The house also faces west and there is no shade on the south half of the house or lawn. The summer sun was brutal and it rapidly became apparent that I needed to strategize. Divided in half, the south side of house, that window and portion of the lawn was completely exposed to the elements. The north half had the benefit of a shade tree. Dew clung to those eighty panes until the sun made it over the roof at noon, but once it did and they were dry, they were too hot to touch. I learned the hard way that the only good time for painting was late afternoon bordering on evening. Before five the paint didn’t just dry, it sizzled. After seven, the shaded north window began collecting evening dew and tiny winged creatures would come calling. 

Gradually, The Plan evolved: every evening, five o’clock sharp, start on the north window, move to the south window, avoid the heat, beat the dew, dodge the gnats, and maximize the fading light. It was an experience and the neighborhood began to watch the saga. Some folks became my cheerleaders.   

My front lawn is barely larger than a postage stamp. When I started, the turf was green and thick and luxurious but then August arrived in all its glory. It wasn’t long until my lawn turned brown and crispy and desperately needed rain. I wished that it would but I didn’t want the windows to get wet. If I watered it then I risked watering the new paint. Worried, I kept painting. The sooner I finished the better.

Then one week a curious thing happened. Not once, but twice. Six o’clock and halfway through my allotted paint time, distant rumbles of thunder behind me threatened to ruin The Plan. Looking up and west, huge dark clouds were rising over the rooftops on the opposite side of the street. Minutes passed while ominous warnings filled my ears and the air turned palpable. My two inch paintbrush and I pushed our luck, gambling that the paint would dry on the still-warm wood. Dragging the ladder and juggling the pail and brush, I escaped into the house just ahead of the rain.

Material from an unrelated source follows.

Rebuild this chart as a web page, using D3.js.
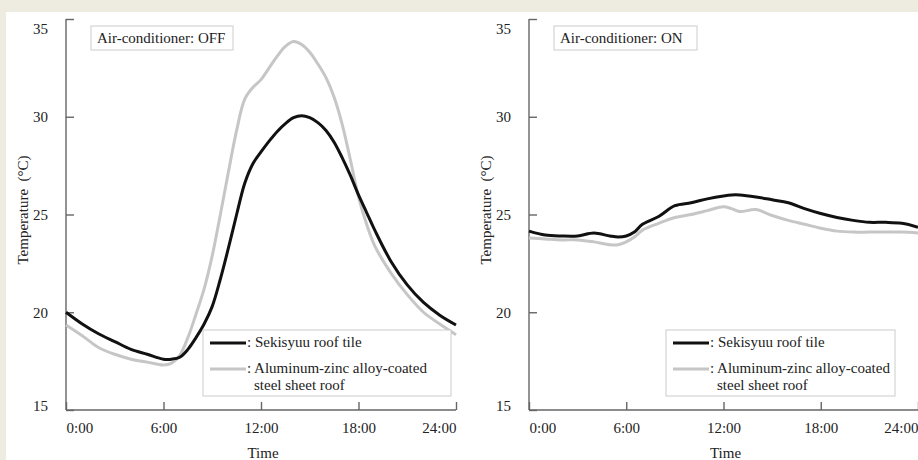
<!DOCTYPE html>
<html>
<head>
<meta charset="utf-8">
<script src="https://cdn.jsdelivr.net/npm/d3@7"></script>
<style>
  body { margin: 0; background: #eeebe1; }
  svg { display: block; }
  svg text { font-family: "Liberation Serif", "DejaVu Serif", serif !important; fill: #222; }
</style>
</head>
<body>
<div id="chart"></div>
<script>
// hours of the day
var hoursOff = [0, 1, 2, 3, 4, 5, 6, 6.5, 7, 7.5, 8, 8.5, 9, 9.5, 10, 10.5, 11, 11.5, 12, 12.5, 13, 13.5, 14, 14.5, 15, 15.5, 16, 16.5, 17, 17.5, 18, 18.5, 19, 20, 21, 22, 23, 24];
// Air-conditioner OFF
var tileOff = [20.0, 19.4, 18.9, 18.5, 18.1, 17.85, 17.6, 17.6, 17.7, 18.1, 18.7, 19.4, 20.3, 21.7, 23.3, 25.0, 26.6, 27.6, 28.2, 28.75, 29.25, 29.65, 29.95, 30.05, 29.95, 29.7, 29.3, 28.7, 27.9, 27.0, 26.0, 25.1, 24.2, 22.6, 21.4, 20.5, 19.85, 19.35];
var steelOff = [19.35, 18.8, 18.2, 17.85, 17.6, 17.45, 17.3, 17.4, 17.8, 18.7, 19.9, 21.2, 22.9, 25.0, 27.2, 29.3, 30.9, 31.5, 31.9, 32.5, 33.1, 33.6, 33.85, 33.7, 33.3, 32.7, 32.0, 31.0, 29.6, 27.8, 25.9, 24.5, 23.4, 22.0, 20.9, 20.0, 19.4, 18.85];

var hoursOn = [0, 1, 2, 3, 4, 5, 5.5, 6, 6.5, 7, 8, 9, 10, 11, 12, 12.5, 13, 14, 15, 16, 17, 18, 19, 20, 21, 22, 23, 24];
// Air-conditioner ON
var tileOn = [24.15, 23.95, 23.9, 23.9, 24.05, 23.9, 23.85, 23.9, 24.1, 24.5, 24.9, 25.45, 25.6, 25.8, 25.95, 26.0, 26.0, 25.9, 25.75, 25.6, 25.3, 25.05, 24.85, 24.7, 24.6, 24.6, 24.55, 24.35];
var steelOn = [23.8, 23.75, 23.7, 23.7, 23.6, 23.45, 23.45, 23.6, 23.85, 24.2, 24.55, 24.85, 25.0, 25.2, 25.4, 25.3, 25.15, 25.25, 24.95, 24.7, 24.5, 24.3, 24.15, 24.1, 24.1, 24.1, 24.1, 24.05];

var xTicks = [0, 6, 12, 18, 24];
var xTickLabels = ["0:00", "6:00", "12:00", "18:00", "24:00"];
var yTicks = [15, 20, 25, 30, 35];

var seriesNames = [": Sekisyuu roof tile", ": Aluminum-zinc alloy-coated", "steel sheet roof"];
var tileColor = "#111111";
var steelColor = "#c6c6c6";
var serif = "'Liberation Serif', 'DejaVu Serif', serif";

var svgWidth = 918;
var svgHeight = 460;

var svg = d3.select("#chart")
    .append("svg")
    .attr("width", svgWidth)
    .attr("height", svgHeight)
    .style("font-family", serif);

// white sheet
svg.append("rect")
    .attr("x", 6)
    .attr("y", 12)
    .attr("width", svgWidth - 6)
    .attr("height", svgHeight - 12)
    .attr("fill", "#ffffff");

function drawPanel(p) {
    var x = d3.scaleLinear().domain([0, 24]).range([p.left, p.right]);
    var y = d3.scaleLinear().domain([15, 35]).range([410, 19]);

    // axes
    var xAxis = d3.axisBottom(x)
        .tickValues(xTicks)
        .tickSize(-8)
        .tickFormat(function (d, i) { return xTickLabels[i]; });
    var gx = svg.append("g")
        .attr("transform", "translate(0,410)")
        .call(xAxis)
        .attr("font-family", serif);
    gx.select(".domain").attr("d", "M" + p.left + ",0H" + p.right);
    gx.selectAll("text")
        .attr("y", 23)
        .attr("dy", 0)
        .attr("font-size", 15)
        .attr("text-anchor", function (d, i) { return i === 0 ? "start" : (i === xTicks.length - 1 ? "end" : "middle"); });

    var yAxis = d3.axisLeft(y)
        .tickValues(yTicks)
        .tickSize(-8)
        .tickPadding(18);
    var gy = svg.append("g")
        .attr("transform", "translate(" + p.left + ",0)")
        .call(yAxis)
        .attr("font-family", serif);
    gy.select(".domain").attr("d", "M0,19V410");
    gy.selectAll("text")
        .attr("font-size", 15)
        .attr("dy", function (d) { return d === 35 ? "0.95em" : (d === 15 ? "0em" : "0.32em"); });

    svg.selectAll(".domain, .tick line")
        .attr("stroke", "#666")
        .attr("stroke-width", 1.4);

    // lines
    var line = d3.line()
        .x(function (d) { return x(d[0]); })
        .y(function (d) { return y(d[1]); })
        .curve(d3.curveCatmullRom.alpha(0.5));

    svg.append("path")
        .datum(d3.zip(p.hours, p.steel))
        .attr("fill", "none")
        .attr("stroke", steelColor)
        .attr("stroke-width", 3)
        .attr("d", line);

    svg.append("path")
        .datum(d3.zip(p.hours, p.tile))
        .attr("fill", "none")
        .attr("stroke", tileColor)
        .attr("stroke-width", 3)
        .attr("d", line);

    // axis labels
    svg.append("text")
        .attr("transform", "translate(" + (p.left - 38) + ",210) rotate(-90)")
        .attr("text-anchor", "middle")
        .attr("font-size", 15)
        .text("Temperature\u00a0\u00a0(\u00b0C)");

    svg.append("text")
        .attr("x", (p.left + p.right) / 2 + 2)
        .attr("y", 458)
        .attr("text-anchor", "middle")
        .attr("font-size", 15)
        .text("Time");

    // condition box
    svg.append("rect")
        .attr("x", p.left + 25)
        .attr("y", 26)
        .attr("width", p.boxW)
        .attr("height", 24)
        .attr("fill", "#fff")
        .attr("stroke", "#cccccc")
        .attr("stroke-width", 1);
    svg.append("text")
        .attr("x", p.left + 31)
        .attr("y", 43)
        .attr("font-size", 15)
        .text(p.title);

    // legend
    var lg = svg.append("g").attr("transform", "translate(" + p.legX + ",330)");
    lg.append("rect")
        .attr("width", p.legW)
        .attr("height", 66)
        .attr("fill", "#fff")
        .attr("stroke", "#cccccc")
        .attr("stroke-width", 1);
    lg.append("line")
        .attr("x1", 7).attr("x2", 43).attr("y1", 13).attr("y2", 13)
        .attr("stroke", tileColor).attr("stroke-width", 3);
    lg.append("line")
        .attr("x1", 7).attr("x2", 43).attr("y1", 39).attr("y2", 39)
        .attr("stroke", steelColor).attr("stroke-width", 3);
    lg.append("text").attr("x", 44).attr("y", 17).attr("font-size", 15).text(seriesNames[0]);
    lg.append("text").attr("x", 44).attr("y", 43).attr("font-size", 15).text(seriesNames[1]);
    lg.append("text").attr("x", 51).attr("y", 60).attr("font-size", 15).text(seriesNames[2]);
}

drawPanel({
    left: 66, right: 456,
    hours: hoursOff, tile: tileOff, steel: steelOff,
    title: "Air-conditioner: OFF", boxW: 142,
    legX: 203, legW: 248
});

drawPanel({
    left: 529, right: 918,
    hours: hoursOn, tile: tileOn, steel: steelOn,
    title: "Air-conditioner: ON", boxW: 143,
    legX: 666, legW: 229
});
</script>
</body>
</html>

The thunderheads were moving directly over my house, west to east. I watched in stunned amazement as a deluge of quarter-sized drops splashed straight down. The sun shone as splatters gave way to mist and mist rose into steam. First the street, then the sidewalk, then the lawn and in two minutes it was over. The steamy asphalt and grass were glaring proof that neither of my neighbors got one drop of that liquid sunshine, but my crispy lawn did.  

I wish now that I would have grabbed a camera but instead I grabbed a roll of paper towels. Back out I went, preparing to wick any moisture away from the new paint. Blinking against the glare bouncing back at me, I stared. One drop. Eighty panes and only one drop hit a newly painted surface. 

The possibility of quantum entanglement doesn’t sound so far-fetched to me.